§ Given material:

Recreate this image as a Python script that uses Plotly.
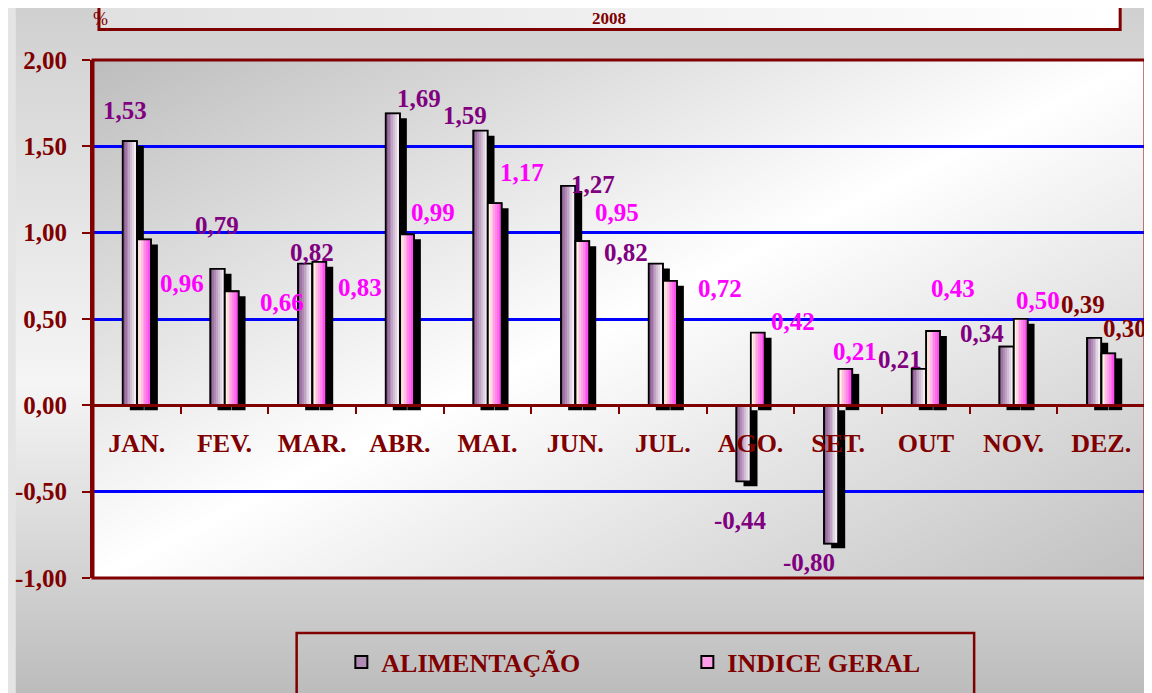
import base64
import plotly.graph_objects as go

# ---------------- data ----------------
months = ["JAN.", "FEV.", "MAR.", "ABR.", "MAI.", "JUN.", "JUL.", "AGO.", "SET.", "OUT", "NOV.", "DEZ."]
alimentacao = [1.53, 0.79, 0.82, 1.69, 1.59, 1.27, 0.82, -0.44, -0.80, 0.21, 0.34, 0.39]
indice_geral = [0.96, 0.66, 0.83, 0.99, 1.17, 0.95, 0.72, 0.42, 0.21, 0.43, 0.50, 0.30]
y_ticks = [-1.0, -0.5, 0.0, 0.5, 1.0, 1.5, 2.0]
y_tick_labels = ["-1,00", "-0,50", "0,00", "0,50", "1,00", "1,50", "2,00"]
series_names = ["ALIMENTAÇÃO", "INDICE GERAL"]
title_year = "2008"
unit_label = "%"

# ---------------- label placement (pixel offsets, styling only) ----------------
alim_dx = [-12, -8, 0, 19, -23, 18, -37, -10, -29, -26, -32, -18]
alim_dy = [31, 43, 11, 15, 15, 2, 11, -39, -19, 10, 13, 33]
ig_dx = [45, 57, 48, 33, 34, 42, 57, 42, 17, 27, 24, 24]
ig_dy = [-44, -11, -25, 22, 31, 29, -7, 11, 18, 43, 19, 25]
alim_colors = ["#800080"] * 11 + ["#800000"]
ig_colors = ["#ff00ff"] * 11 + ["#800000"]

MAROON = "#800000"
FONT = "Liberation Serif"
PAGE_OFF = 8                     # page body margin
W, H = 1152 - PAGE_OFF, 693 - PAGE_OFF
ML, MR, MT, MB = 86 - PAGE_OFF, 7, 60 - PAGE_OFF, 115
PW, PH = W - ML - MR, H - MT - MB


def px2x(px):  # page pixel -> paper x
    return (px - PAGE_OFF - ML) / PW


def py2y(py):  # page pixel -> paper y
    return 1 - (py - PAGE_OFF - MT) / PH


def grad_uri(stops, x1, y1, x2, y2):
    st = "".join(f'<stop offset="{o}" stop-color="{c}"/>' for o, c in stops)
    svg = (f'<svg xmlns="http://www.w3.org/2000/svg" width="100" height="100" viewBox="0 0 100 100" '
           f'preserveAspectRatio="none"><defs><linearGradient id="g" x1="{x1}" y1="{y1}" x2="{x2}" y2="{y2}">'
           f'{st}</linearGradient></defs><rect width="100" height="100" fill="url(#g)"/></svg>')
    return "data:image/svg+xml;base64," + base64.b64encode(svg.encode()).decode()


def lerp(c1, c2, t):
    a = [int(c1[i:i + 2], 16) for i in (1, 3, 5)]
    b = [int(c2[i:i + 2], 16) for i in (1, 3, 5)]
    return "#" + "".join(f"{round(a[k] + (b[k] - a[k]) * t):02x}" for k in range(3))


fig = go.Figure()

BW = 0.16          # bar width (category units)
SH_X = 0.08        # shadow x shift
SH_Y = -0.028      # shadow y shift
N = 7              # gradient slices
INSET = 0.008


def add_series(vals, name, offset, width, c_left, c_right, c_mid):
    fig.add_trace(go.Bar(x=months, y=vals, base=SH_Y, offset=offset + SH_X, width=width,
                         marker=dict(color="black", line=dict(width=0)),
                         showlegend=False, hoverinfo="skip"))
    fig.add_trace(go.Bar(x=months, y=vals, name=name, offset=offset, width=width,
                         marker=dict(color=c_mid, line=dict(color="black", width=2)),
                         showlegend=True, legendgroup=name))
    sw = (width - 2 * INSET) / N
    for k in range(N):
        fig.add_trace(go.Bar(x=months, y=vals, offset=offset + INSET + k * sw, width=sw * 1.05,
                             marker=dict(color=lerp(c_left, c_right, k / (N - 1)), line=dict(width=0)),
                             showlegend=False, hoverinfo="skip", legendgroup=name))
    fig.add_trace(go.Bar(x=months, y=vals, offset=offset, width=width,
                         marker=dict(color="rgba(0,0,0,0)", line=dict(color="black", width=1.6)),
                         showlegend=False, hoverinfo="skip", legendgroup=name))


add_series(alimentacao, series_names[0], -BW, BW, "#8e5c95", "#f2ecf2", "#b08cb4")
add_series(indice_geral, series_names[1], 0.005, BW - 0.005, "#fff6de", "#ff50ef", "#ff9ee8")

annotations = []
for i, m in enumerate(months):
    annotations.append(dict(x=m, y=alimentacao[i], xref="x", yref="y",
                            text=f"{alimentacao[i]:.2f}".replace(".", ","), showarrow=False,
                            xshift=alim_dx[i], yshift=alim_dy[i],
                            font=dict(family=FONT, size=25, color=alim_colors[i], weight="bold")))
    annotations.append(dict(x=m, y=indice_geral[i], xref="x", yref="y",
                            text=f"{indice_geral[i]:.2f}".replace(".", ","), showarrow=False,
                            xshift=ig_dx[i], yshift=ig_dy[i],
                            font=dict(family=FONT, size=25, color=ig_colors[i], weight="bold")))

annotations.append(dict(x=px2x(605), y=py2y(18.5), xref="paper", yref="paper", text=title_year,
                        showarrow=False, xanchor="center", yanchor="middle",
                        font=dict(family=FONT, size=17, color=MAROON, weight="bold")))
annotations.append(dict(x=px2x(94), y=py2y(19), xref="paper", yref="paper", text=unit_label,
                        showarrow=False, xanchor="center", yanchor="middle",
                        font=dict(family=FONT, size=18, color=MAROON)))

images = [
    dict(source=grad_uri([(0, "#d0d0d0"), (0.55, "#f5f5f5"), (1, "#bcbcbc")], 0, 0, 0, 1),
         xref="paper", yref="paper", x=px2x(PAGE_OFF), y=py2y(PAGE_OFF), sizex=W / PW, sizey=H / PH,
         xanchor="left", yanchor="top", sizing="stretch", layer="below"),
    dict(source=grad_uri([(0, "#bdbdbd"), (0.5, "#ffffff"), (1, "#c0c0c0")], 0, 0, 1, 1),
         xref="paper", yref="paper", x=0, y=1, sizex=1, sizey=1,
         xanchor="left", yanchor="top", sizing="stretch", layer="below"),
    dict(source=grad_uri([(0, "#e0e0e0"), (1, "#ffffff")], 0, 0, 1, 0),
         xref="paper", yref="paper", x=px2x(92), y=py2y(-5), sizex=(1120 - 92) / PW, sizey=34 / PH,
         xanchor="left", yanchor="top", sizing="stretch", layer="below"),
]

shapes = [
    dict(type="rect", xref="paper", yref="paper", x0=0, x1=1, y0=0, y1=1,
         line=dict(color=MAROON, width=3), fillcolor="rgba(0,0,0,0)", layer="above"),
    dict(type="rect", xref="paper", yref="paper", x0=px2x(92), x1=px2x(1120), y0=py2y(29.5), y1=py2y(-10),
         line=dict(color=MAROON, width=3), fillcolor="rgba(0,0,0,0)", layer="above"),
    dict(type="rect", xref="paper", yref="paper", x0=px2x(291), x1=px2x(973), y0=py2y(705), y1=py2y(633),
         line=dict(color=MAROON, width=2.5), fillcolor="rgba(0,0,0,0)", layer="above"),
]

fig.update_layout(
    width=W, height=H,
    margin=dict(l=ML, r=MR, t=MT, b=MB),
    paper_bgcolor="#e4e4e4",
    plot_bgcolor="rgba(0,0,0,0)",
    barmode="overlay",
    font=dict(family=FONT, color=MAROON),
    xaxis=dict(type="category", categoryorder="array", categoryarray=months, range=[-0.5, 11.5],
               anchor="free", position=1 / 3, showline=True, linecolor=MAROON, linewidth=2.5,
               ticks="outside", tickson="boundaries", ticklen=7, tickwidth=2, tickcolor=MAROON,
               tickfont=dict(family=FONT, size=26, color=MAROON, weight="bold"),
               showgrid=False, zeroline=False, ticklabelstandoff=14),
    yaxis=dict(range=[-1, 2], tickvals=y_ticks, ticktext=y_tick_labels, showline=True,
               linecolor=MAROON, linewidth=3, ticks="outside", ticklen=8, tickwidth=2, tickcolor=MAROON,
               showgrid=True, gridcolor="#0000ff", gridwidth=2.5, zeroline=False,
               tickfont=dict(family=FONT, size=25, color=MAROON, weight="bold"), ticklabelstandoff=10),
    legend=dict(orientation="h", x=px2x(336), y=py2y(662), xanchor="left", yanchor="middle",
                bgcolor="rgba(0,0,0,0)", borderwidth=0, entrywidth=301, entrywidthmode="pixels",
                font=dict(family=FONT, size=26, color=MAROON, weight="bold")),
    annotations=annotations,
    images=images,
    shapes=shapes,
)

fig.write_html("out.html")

§ Goal: Take the lines from the start of the material to the line with "import plotly.graph_objects as go", both included, and transcribe them exactly without the pictures.

§ Right answer:
Recreate this image as a Python script that uses Plotly.
import base64
import plotly.graph_objects as go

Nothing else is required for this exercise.